- _Exercise details_:
Write the count of lines that contain the word "Python" and nothing else.

-=-=-=-=-

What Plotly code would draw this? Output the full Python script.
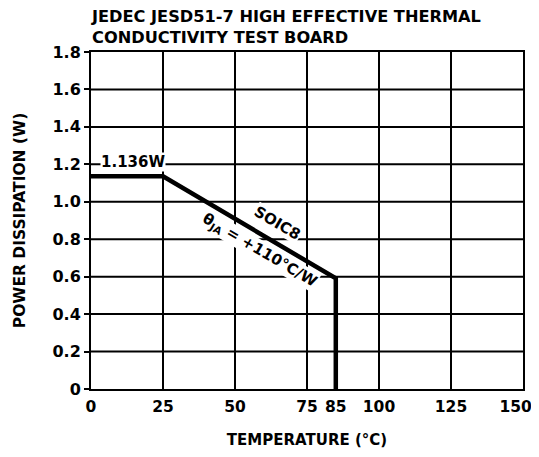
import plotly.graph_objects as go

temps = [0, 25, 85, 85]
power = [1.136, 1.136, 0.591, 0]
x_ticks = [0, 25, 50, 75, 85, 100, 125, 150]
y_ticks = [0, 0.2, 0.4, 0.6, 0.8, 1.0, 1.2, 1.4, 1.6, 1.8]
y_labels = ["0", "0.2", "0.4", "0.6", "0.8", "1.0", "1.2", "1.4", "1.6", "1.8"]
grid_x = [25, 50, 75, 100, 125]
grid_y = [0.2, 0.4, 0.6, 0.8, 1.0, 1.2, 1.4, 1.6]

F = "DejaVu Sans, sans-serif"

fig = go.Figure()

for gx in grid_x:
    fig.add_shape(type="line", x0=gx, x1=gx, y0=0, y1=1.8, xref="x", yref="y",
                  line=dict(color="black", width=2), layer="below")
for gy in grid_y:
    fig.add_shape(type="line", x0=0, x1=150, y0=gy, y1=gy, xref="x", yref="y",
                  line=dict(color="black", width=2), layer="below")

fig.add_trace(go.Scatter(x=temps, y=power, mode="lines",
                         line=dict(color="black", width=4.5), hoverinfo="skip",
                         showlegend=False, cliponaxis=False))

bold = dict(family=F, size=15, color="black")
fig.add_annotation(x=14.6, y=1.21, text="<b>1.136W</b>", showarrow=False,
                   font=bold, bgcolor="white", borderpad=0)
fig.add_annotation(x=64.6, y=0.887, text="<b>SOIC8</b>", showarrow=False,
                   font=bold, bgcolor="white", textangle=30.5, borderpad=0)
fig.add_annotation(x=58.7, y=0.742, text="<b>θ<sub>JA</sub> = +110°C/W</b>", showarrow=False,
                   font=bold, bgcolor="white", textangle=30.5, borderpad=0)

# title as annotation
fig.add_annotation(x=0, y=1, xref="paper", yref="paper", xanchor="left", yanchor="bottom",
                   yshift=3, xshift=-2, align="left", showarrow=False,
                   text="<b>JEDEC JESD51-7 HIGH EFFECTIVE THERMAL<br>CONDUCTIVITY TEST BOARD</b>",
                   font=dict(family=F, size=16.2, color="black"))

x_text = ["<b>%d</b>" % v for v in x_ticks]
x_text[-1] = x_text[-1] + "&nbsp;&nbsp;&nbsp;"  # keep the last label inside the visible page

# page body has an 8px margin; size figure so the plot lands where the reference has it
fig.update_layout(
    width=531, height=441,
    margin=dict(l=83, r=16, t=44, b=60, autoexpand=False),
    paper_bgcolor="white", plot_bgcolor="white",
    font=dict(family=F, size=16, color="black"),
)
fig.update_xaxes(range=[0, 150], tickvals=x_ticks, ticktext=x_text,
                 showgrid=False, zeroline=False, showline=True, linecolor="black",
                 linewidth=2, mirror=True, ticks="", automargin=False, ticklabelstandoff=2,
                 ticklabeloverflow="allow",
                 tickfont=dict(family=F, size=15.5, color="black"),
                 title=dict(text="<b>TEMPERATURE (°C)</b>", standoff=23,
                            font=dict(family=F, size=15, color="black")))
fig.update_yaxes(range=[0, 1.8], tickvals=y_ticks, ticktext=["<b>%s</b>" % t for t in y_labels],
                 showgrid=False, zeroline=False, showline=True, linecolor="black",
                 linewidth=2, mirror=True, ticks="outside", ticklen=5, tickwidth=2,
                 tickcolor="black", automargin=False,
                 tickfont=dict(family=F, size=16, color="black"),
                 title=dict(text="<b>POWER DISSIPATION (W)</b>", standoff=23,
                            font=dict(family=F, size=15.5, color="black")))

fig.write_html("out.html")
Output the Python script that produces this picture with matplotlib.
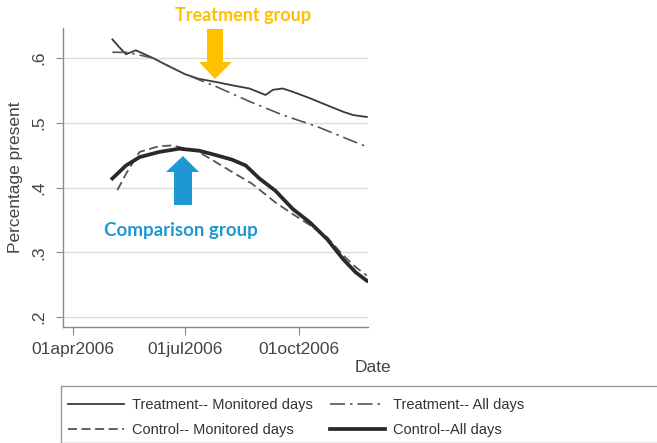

-=-=-=-=-

- _Correct output_:
2